Prof Saleem and co-author Dr Zahi Hawass, former Egyptian minister of antiquities, have pioneered the use of CT scans on the New Kingdom pharaohs.
They include well-known names such Tutankhamun, Ramesses III, Rameses II and Hatshepsut.
Seqenenre appears to be the only one among this illustrious group to have been on the frontline of the battlefield.
The study also revealed important details about the mummification of his body. A sophisticated method hid the king’s wounds under a layer of embalming material.
It functioned similarly to the fillers used in modern plastic surgery. This would imply mummification took place in a real laboratory rather.
The poor condition of the mummy previously suggested it had been done hastily – away from the royal workshop.
Who was Seqenenre-Taa-II ‘The Brave’?
Prof Saleem said the scans provide important new details about a pivotal point in Egypt’s long history.
She explained: ‘It ‘rewrites’ an important chapter in the history of Ancient Egypt.
‘We know Seqenenre-Taa-II, The Brave, ruled during the occupation of the Hyksos, and he prepared for the expulsion of Egypt’s enemies.
‘He founded a military settlement at Deir el Ballas, north of Thebes, to be the base for campaigns against the Hyksos.
‘But the history did not mention if the Seqenenre actually fought against Hyksos or not – or his fate.
‘So it was important to give credit to Seqenere for being on the front line in a fight to liberate Egypt.”
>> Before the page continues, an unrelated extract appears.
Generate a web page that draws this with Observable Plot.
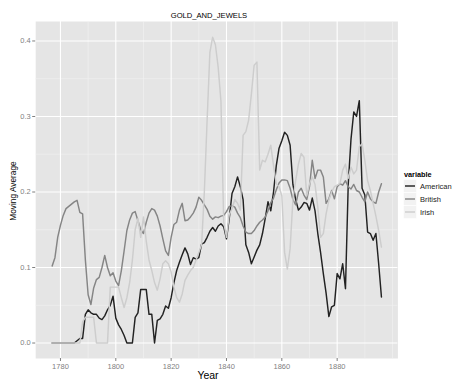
<!DOCTYPE html>
<html><head><meta charset="utf-8">
<script src="https://cdn.jsdelivr.net/npm/d3@7"></script>
<script src="https://cdn.jsdelivr.net/npm/@observablehq/plot@0.6"></script>
<style>
html,body{margin:0;padding:0;background:#fff;}
#wrap{position:relative;width:460px;height:388px;font-family:"Liberation Sans",Arial,sans-serif;}
#wrap > svg{position:absolute;left:0;top:0;}
</style></head><body><div id="wrap"></div>
<script>
const startYear = 1777;
const seriesNames = ["American", "British", "Irish"];
const american = [
  0,0,0,0,0,0,0,0,0,
  0.003,0.006,0.006,0.038,0.044,0.04,0.038,0.038,0.033,0.031,
  0.036,0.044,0.05,0.062,0.033,0.024,0.018,0.01,0,0,
  0,0.034,0.04,0.071,0.071,0.071,0.038,0.038,0,0.03,
  0.032,0.038,0.049,0.046,0.06,0.08,0.096,0.107,0.117,0.126,
  0.118,0.104,0.113,0.111,0.113,0.131,0.133,0.14,0.148,0.153,
  0.148,0.155,0.158,0.154,0.138,0.165,0.198,0.207,0.22,0.207,
  0.19,0.13,0.12,0.105,0.114,0.123,0.13,0.145,0.165,0.187,
  0.175,0.2,0.235,0.258,0.268,0.279,0.275,0.262,0.21,0.19,
  0.176,0.18,0.186,0.185,0.176,0.192,0.175,0.145,0.12,0.092,
  0.066,0.035,0.048,0.05,0.092,0.085,0.105,0.072,0.21,0.27,
  0.306,0.3,0.321,0.205,0.196,0.147,0.145,0.136,0.145,0.105,0.061
];
const british = [
  0.102,0.113,0.14,0.156,0.169,0.178,0.181,0.184,0.187,0.189,
  0.173,0.171,0.11,0.064,0.051,0.073,0.084,0.087,0.1,0.116,
  0.1,0.089,0.093,0.082,0.076,0.096,0.122,0.149,0.163,0.172,
  0.174,0.162,0.15,0.145,0.16,0.172,0.178,0.176,0.168,0.155,
  0.138,0.122,0.116,0.14,0.157,0.16,0.176,0.185,0.162,0.163,
  0.167,0.172,0.18,0.193,0.189,0.183,0.177,0.168,0.164,0.167,
  0.166,0.168,0.169,0.174,0.181,0.182,0.18,0.172,0.166,0.155,
  0.147,0.145,0.145,0.149,0.155,0.16,0.163,0.167,0.175,0.186,
  0.192,0.203,0.212,0.216,0.216,0.215,0.205,0.19,0.183,0.2,
  0.205,0.196,0.19,0.207,0.242,0.218,0.229,0.229,0.22,0.185,
  0.191,0.202,0.191,0.207,0.211,0.209,0.215,0.207,0.204,0.21,
  0.202,0.2,0.193,0.187,0.2,0.191,0.187,0.185,0.2,0.211
];
const irish = [
  0,0,0,0,0,0,0,0,0,0,
  0,0.028,0.034,0.034,0.034,0.034,0,0,0,0,
  0,0.074,0.074,0.074,0.074,0.06,0.047,0.06,0.08,0.11,
  0.15,0.165,0.14,0.167,0.135,0.11,0.096,0.08,0.07,0.085,
  0.105,0.109,0.105,0.094,0.074,0.06,0.054,0.065,0.083,0.09,
  0.096,0.1,0.11,0.12,0.13,0.2,0.295,0.385,0.405,0.395,
  0.365,0.32,0.16,0.14,0.17,0.178,0.19,0.185,0.176,0.275,
  0.28,0.295,0.33,0.368,0.372,0.229,0.242,0.24,0.25,0.262,
  0.235,0.211,0.207,0.195,0.12,0.098,0.125,0.19,0.215,0.237,
  0.251,0.246,0.195,0.211,0.22,0.21,0.18,0.14,0.145,0.171,
  0.189,0.2,0.207,0.209,0.211,0.229,0.237,0.218,0.233,0.224,
  0.229,0.26,0.264,0.242,0.215,0.202,0.185,0.168,0.149,0.127
];
const xTicks = [1780, 1800, 1820, 1840, 1860, 1880];
const xMinor = [1790, 1810, 1830, 1850, 1870, 1890, 1900];
const yTicks = [0, 0.1, 0.2, 0.3, 0.4];
const yMinor = [0.05, 0.15, 0.25, 0.35];
const lineColors = ["#222222", "#858585", "#cdcdcd"];
const titleText = "GOLD_AND_JEWELS";
const xTitle = "Year";
const yTitle = "Moving Average";
const legendTitle = "variable";

const rows = [];
[american, british, irish].forEach((arr, i) =>
  arr.forEach((v, j) => rows.push({series: seriesNames[i], year: startYear + j, value: v})));

const chart = Plot.plot({
  width: 460, height: 388,
  marginLeft: 35.2, marginRight: 62.6, marginTop: 21, marginBottom: 30,
  style: {fontFamily: "'Liberation Sans', Arial, sans-serif", background: "transparent", overflow: "visible"},
  x: {domain: [1771.05, 1901.95]},
  y: {domain: [-0.0205, 0.4258]},
  color: {domain: seriesNames, range: lineColors},
  marks: [
    Plot.frame({fill: "#e5e5e5", stroke: "none"}),
    Plot.gridX(xMinor, {stroke: "#f2f2f2", strokeOpacity: 1, strokeWidth: 0.6}),
    Plot.gridY(yMinor, {stroke: "#f2f2f2", strokeOpacity: 1, strokeWidth: 0.6}),
    Plot.gridX(xTicks, {stroke: "#ffffff", strokeOpacity: 1, strokeWidth: 1.1}),
    Plot.gridY(yTicks, {stroke: "#ffffff", strokeOpacity: 1, strokeWidth: 1.1}),
    Plot.line(rows, {x: "year", y: "value", z: "series", stroke: "series", strokeWidth: 1.45}),
    Plot.axisX(xTicks, {tickSize: 3, tickPadding: 2, fontSize: 7.5, color: "#7f7f7f", label: null, tickFormat: d3.format("d")}),
    Plot.axisY(yTicks, {tickSize: 3, tickPadding: 2, fontSize: 7.5, color: "#7f7f7f", label: null, tickFormat: d3.format(".1f")})
  ]
});
const wrap = document.getElementById("wrap");
wrap.appendChild(chart);

// overlay: title, axis titles, legend
const ov = d3.select(wrap).append("svg").attr("width", 460).attr("height", 388)
  .attr("font-family", "'Liberation Sans', Arial, sans-serif").style("pointer-events", "none");
ov.append("text").attr("x", 209).attr("y", 18.3).attr("text-anchor", "middle").attr("font-size", 7.6).attr("fill", "#000").text(titleText);
ov.append("text").attr("x", 208).attr("y", 379).attr("text-anchor", "middle").attr("font-size", 10.5).attr("fill", "#000").text(xTitle);
ov.append("text").attr("transform", "translate(16,191) rotate(-90)").attr("text-anchor", "middle").attr("font-size", 8.3).attr("fill", "#000").text(yTitle);
ov.append("text").attr("x", 404).attr("y", 176.5).attr("font-size", 7.3).attr("font-weight", "bold").attr("fill", "#000").text(legendTitle);
seriesNames.forEach((name, i) => {
  const cy = 186 + i * 13;
  ov.append("rect").attr("x", 403.5).attr("y", cy - 6.5).attr("width", 13).attr("height", 13).attr("fill", "#f2f2f2").attr("stroke", "#fff").attr("stroke-width", 0.6);
  ov.append("line").attr("x1", 405).attr("x2", 415).attr("y1", cy).attr("y2", cy).attr("stroke", lineColors[i]).attr("stroke-width", 1.45);
  ov.append("text").attr("x", 420).attr("y", cy + 2.7).attr("font-size", 7.5).attr("fill", "#222").text(name);
});
</script>
</body></html>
Prof Saleem added: ‘Seqenenre’s death was not wasted. It motivated his sons to complete what he started and unify Egypt and start the New Kingdom.’
The Hyksos were believed to be from northern Canaan. They established the heart of their kingdom at Avaris – today known as Tell el-Daba.
Recent discoveries suggest they cut off the right hands of deceased enemies – to deprive them of their strength in the afterlife.